B-tree is a data structure, which looks like this:

If I want to look for some specific value in this structure, I need to go through several elements in root to find the right child-node. The I need to go through several elements in the child-node to find its right child-node etc.

The point is, when I have $n$ elements in every node, then I have to go through all of them in the worst case. So, we have $O(n)$ complexity for searching in one node.

Then, we must go through all the levels of the structure, and they're $log_m N$ of them, $m$ being the order of B-tree and $N$ the number of all elements in the tree. So here, we have $O(log N)$ complexity in the worst case.

Putting these information together, we should have $O(n) O(log n) = O(n log n)$ complexity.

But the complexity is just $O(log n)$ - why?
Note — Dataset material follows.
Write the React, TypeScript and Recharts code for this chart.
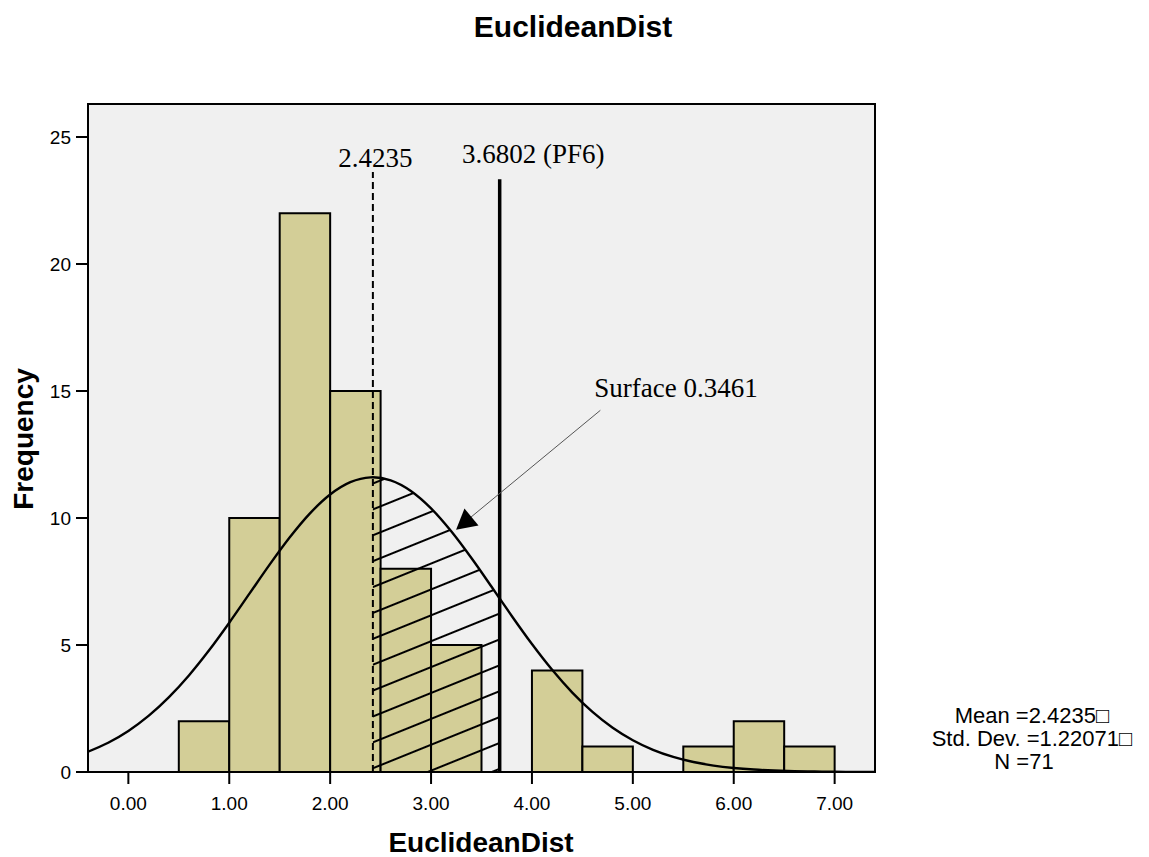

What am I doing wrong?

Solution

You have introduced $n$ and $m$ as the order of B-tree, I will stick to $m$.

Their height will be in the best case $\lceil log_m(N + 1) \rceil$, and the worst case is height $\lceil log_{\frac{m}{2}}(N)\rceil$ but there is also a saturation factor $d$, that you have not mentioned.

The height will be $O(log N)$, please notice that $m$ disappeared, because it effectively is multiplication by a constant.

Now at every node you have at most $m$ sorted elements, so you can perform binary search giving $log_2(m)$, so the proper complexity is $O(log(N) * log(m))$.

Since $m << N$, and what is more important, is that it does not depend on $N$, so it should not be mixed, or it might be given explicitly (with $m$ not $N$ or appearing $n$).